Tarifi bile imkânsızlaşan aşkı, dilden dile destanlaşmaya, kıtadan kıtaya yaygınlaşmaya doğru yol alır!
En nihayetinde kara sevdaya dayanamaz, garip başını alır ve ikametgâhından fersah fersah uzak diyarlara atar bitkin cüssesini! 
Uçsuz bucaksız çölleri iskân, yalnızlığı mesken edinir!..
İzini sürüp hüsn-ü cemaliyle müşerref olanlar, Leyla’yı unutmasını, kara sevdayı gönlünün kutsal derinliklerine gömmesini ve herkes gibi topluma adapte olmasını telkin ederler!..
Lakin O’nun için kâinat artık Leyla’dan ibarettir! O olmadan en mükemmel hayat bile içinden çıkılmaz bir girdaptır! Hülasa, hiçbir şekilde bu amansız aşktan vazgeçmeyeceğini telaffuz eder lisan-ı hal ile!
Çöl ikliminde bir başına dolaşan Mecnun, bir o yana bir bu yana koşar, kalbi ise “Leyla Leyla” nidalarıyla çarpar!..
Bir yandan benliğinde kaynayıp duran buhranlar, bir diğer yandan yanaklarını hafif hafif okşayan çölün meltemi esintisi O’nu her geçen dakika daha da Mecnunlaştırır!
Mecnunlaştıkça da acımasız Hamsin iklimine gark olur, hem de Temmuz’un kavurucu sıcağında!..  
Yaşamına katkı sunan, nefes aldıran ve hayatta kalmasına vesile olan tek olgu; belli aralıklarla içinde beliren yakamozlardır!.. 
Çaresizlikler odağında kıvranan Mecnun’un dedesi, daha fazla dayanamaz, O’nu bu dertten kurtarmak düşüncesiyle Allah’a yakarması için Kâbe’ye götürür:
Zira O, tam tersine derdinin artması için dua ve niyazda bulunur!  

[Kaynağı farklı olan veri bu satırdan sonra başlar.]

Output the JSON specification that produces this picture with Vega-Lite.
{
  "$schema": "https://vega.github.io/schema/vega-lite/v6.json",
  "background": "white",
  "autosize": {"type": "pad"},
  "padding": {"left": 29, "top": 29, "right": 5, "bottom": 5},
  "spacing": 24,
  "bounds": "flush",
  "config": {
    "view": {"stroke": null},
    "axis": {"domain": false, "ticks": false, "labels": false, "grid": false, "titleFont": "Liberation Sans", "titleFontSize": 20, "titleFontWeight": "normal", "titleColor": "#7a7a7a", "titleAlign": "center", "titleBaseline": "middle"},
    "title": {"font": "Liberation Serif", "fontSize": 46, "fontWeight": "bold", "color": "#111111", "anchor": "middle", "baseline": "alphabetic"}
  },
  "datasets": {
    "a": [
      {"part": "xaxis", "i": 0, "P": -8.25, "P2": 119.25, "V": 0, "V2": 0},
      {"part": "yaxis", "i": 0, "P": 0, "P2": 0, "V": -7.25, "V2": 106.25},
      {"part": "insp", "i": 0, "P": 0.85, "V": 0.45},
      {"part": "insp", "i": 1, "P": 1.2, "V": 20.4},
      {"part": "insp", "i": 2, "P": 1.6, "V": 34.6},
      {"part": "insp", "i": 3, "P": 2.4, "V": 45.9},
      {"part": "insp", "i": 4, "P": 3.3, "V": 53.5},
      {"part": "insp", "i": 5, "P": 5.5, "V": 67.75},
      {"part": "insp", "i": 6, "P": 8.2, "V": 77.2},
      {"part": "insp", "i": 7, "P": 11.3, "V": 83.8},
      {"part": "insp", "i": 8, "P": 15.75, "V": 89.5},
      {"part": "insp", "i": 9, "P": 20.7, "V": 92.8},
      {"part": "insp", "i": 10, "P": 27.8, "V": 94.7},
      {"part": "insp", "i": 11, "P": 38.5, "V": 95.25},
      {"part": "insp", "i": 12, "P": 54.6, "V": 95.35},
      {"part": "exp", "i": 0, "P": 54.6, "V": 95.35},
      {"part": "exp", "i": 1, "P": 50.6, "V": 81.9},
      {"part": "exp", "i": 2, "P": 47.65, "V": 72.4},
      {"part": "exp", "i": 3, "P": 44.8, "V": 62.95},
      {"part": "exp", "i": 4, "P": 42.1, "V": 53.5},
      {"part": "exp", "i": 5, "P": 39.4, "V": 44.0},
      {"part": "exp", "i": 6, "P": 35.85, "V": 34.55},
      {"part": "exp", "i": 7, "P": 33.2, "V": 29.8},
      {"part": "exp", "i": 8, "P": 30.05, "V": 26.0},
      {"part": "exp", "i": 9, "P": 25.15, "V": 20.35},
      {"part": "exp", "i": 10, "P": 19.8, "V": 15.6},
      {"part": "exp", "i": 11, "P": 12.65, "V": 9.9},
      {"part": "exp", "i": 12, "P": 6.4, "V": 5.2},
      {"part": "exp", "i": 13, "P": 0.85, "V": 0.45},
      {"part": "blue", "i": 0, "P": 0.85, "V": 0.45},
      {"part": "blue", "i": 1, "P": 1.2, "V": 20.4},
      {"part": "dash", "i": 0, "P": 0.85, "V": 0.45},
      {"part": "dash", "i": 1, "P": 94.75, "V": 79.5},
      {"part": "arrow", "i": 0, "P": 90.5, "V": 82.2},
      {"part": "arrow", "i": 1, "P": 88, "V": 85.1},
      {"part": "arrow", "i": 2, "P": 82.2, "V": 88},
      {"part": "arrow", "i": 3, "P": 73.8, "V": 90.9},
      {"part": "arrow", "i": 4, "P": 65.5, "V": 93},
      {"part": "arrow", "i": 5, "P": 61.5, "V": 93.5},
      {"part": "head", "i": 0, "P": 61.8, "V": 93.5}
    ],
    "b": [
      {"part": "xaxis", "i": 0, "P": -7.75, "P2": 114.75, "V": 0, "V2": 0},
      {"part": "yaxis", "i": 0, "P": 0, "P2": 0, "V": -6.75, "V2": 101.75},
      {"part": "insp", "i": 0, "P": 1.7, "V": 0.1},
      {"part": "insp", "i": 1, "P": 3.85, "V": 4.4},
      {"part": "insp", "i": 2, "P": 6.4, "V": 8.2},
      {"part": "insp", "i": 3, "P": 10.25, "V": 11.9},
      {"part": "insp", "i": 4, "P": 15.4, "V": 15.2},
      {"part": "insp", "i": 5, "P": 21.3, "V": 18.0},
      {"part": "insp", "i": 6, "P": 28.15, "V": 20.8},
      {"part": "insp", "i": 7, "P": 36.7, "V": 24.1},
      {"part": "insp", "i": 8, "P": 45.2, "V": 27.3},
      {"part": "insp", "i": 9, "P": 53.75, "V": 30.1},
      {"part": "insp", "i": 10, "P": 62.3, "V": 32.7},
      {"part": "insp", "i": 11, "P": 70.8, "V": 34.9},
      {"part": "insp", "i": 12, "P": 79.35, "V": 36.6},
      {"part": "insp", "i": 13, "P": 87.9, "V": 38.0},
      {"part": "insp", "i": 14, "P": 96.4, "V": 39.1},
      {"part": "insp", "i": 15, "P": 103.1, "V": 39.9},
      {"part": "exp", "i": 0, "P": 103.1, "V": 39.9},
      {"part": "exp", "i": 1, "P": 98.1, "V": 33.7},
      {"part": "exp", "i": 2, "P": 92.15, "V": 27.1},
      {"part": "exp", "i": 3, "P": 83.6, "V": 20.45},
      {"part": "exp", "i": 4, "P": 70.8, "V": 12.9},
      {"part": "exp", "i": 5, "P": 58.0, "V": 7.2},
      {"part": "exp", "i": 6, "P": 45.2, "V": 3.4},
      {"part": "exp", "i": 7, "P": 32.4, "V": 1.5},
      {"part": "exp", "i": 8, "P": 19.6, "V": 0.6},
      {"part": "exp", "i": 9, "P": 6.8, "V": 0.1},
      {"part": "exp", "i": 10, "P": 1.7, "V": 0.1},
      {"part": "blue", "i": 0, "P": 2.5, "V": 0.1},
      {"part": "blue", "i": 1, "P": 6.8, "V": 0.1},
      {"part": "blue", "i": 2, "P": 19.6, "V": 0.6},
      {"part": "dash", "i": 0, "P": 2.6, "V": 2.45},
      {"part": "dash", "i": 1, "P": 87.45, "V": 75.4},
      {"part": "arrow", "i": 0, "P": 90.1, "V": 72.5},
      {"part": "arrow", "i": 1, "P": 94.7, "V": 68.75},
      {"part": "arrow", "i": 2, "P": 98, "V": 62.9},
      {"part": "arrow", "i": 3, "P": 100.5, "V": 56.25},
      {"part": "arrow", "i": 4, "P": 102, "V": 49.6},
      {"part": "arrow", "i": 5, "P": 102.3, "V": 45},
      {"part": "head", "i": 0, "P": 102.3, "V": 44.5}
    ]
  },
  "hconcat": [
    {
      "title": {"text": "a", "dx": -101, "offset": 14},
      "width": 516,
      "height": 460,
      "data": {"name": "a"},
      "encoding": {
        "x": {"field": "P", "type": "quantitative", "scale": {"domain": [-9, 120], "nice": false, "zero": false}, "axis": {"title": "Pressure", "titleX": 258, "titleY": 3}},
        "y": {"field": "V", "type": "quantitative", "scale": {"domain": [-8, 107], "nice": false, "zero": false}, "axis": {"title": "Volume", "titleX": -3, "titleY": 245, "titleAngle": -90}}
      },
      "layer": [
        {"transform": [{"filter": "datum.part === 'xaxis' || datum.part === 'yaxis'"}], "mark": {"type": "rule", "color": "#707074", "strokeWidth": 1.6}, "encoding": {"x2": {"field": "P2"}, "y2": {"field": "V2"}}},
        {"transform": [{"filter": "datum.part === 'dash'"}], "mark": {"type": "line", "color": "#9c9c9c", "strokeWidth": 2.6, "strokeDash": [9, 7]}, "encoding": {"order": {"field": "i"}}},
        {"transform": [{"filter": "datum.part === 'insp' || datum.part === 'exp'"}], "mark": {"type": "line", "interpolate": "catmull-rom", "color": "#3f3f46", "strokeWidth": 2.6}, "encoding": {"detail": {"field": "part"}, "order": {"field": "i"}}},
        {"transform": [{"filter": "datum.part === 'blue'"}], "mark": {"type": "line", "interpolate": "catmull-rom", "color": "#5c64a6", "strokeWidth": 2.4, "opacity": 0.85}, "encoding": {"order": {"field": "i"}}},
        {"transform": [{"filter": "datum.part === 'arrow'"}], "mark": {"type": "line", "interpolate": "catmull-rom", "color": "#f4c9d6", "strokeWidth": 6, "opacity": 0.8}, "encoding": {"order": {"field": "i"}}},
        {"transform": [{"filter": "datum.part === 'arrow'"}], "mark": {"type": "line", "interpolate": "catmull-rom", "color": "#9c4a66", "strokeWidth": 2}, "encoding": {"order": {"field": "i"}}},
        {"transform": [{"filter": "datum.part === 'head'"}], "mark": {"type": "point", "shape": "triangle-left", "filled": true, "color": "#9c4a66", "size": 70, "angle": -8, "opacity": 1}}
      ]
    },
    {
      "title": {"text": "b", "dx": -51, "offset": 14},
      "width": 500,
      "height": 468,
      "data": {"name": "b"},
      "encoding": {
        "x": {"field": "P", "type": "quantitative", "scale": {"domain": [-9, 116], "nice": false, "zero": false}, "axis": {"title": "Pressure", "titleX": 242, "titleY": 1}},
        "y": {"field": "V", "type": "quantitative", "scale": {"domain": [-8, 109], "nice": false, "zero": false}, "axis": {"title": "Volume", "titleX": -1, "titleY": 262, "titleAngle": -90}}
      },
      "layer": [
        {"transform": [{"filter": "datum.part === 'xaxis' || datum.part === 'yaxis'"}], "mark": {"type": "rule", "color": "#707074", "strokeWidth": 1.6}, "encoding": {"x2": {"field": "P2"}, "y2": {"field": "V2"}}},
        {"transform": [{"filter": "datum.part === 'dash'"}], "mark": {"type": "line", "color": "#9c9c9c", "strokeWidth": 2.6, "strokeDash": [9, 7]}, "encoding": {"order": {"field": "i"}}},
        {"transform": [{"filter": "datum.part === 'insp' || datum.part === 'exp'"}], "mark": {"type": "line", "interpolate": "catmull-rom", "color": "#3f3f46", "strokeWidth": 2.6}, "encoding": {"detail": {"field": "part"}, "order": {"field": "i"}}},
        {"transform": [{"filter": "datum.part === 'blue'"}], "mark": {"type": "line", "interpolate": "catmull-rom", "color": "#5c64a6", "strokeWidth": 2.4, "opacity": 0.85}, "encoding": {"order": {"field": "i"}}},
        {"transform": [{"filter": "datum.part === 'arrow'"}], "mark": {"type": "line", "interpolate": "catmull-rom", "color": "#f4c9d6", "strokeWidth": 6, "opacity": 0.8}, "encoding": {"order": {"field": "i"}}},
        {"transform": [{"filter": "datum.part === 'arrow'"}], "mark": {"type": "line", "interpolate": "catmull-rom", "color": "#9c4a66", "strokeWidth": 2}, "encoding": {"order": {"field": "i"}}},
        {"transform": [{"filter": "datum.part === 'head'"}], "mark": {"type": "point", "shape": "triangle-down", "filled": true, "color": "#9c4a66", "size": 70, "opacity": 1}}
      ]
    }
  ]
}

Hem Leyla’nın, hem de Mecnun’un halleri gittikçe perişanlaşır!
Başkasıyla nikâhlandırılan Leyla, kocasından kendisini uzak tutmak babında bir hikâye uydurur ve bir süre sonra adam toprağın kara bağrıyla kucaklaşıp, dar-ül beka’ya intikal eder!
Bu sırada Mecnun çöldedir! Firakın, aşkın, kara sevdanın bin bir türlü cefasıyla yoğrulmaktadır! Dünyayla bütün bağlantısı kesilir ve sadece ruhuyla yaşar hale gelir!
İçinden en yücelere dek yükseltmiş olduğu Leyla da dâhil olmak üzere, tüm maddi varlıklarla ilişkisini koparır!.. 
Bir gün Leyla çölde bulur, O’na; “Bak ben geldim, uğruna çöllere düşüp Mecnunlaştığın Leyla’yım” der!
Mecnun ise, başını yerden kaldırır, Leyla’nın gözlerinin içine pür dikkat bakar ve dilinden şu nükteli cümle süzülür: “EĞER SEN LEYLA’YSAN, YA BU İÇİMDEKİ LEYLA KİM?”